Сейчас, в постигшем его сокрушительном горе, Павлу легко было видеть одного лишь Андрея Разумовского. Неоднократно за ним посылали. Всегда был ответ: «Тяжко болен, в бреду и жару, врачи держат в постели».
Робко появился в дверях лакей в придворной ливрее и, страшась гневного окрика расстроенного цесаревича, доложил:
— Их императорское величество просят ваше высочество пожаловать к ним в апартаменты.
Екатерина сидела перед своим письменным столом, перед ней стояла эбеновая, выложенная инкрустацией из перламутра и золота шкатулка. Узорным ключом Екатерина открыла тяжелую крышку и вынула из шкатулки пачку тонких листов, исписанных по-французски размашистым мужским почерком. Слегка ими потряхивая, она сказала, полуобернувшись к незаметно вошедшему Храповицкому:
— Вот оно, радикальное средство для излечения горя цесаревича!
Осторожный Храповицкий на всякий случай поклонился с видом сочувствия, которое можно было отнести куда угодно: то ли это было соболезнование по адресу Павла, то ли почтительная дань материнской озабоченности императрицы, и без того обремененной обязанностями государственными.
Храповицкий был тот человек, который до конца дней Екатерины правил ее черновики и учил ее русскому языку, казавшемуся непреодолимым для ее немецкого произношения. Он помог ей создать этот несколько задорный, чрезмерно пресыщенный острословием екатерининский стиль, сам в то же время записывая про нее в дневнике тускло, бездарно.
Умный человек, он понял, что при таком близком домашнем приближении, когда являешься свидетелем характера, уже ничем не прикровенного в его несправедливости, гневе, коварстве, надлежит сковать собственный ум и зоркость глаза.
Екатерина привыкла к Храповицкому, как к своим левреткам. В его присутствии нередко выражала она свои самые тайные мысли. Сейчас, усмехнувшись, сказала:
— Нынешней ночью, слышала, Никита Иванович свою лень поборол — самолично дежурил у цесаревича?
— Опасаются, руки бы на себя не наложили с горя его высочество…
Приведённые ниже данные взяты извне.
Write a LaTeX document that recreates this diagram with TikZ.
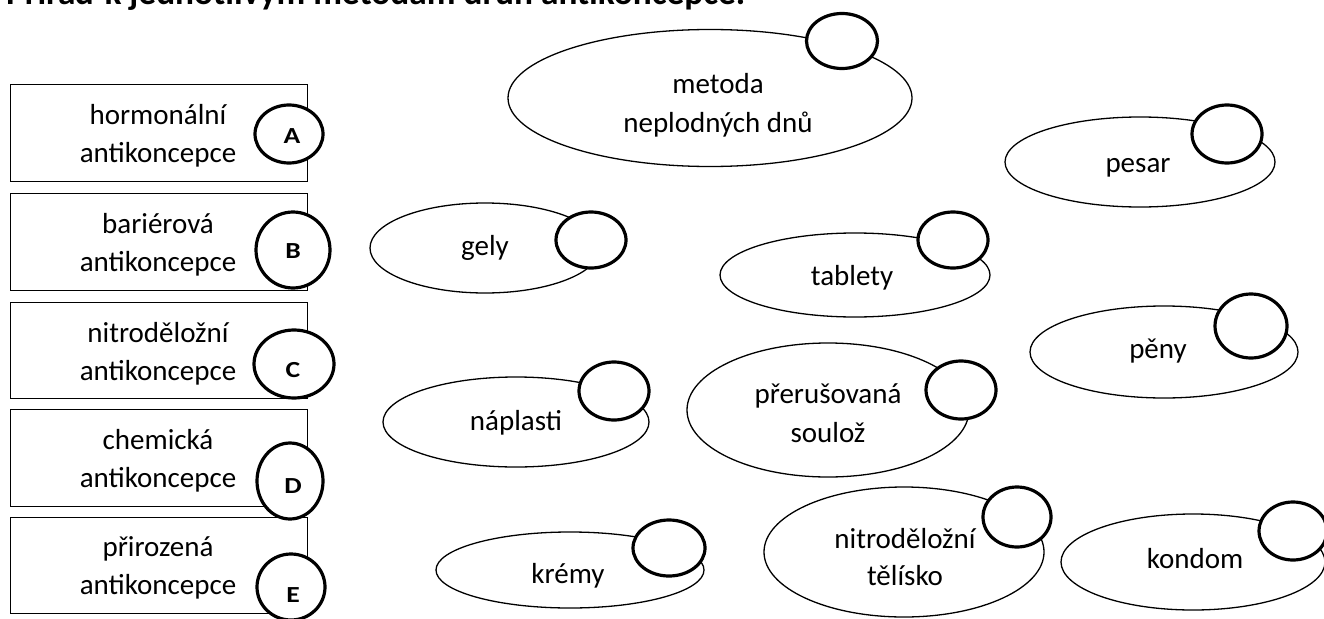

— Не наложит, — мимоходом, почти с насмешкой, проронила Екатерина и досказала главную свою мысль: — Срамил его Панин, что ведет себя малодушно, недостойно будущего самодержца, коему теряться от горя, как партикулярному человеку, весьма непристойно. Однако сколь ни шепчут ему присные об его царских правах, сколь ни стараются, хлопоча в первую голову о себе, ни ума, ни величия сему грядущему императору они не прибавят.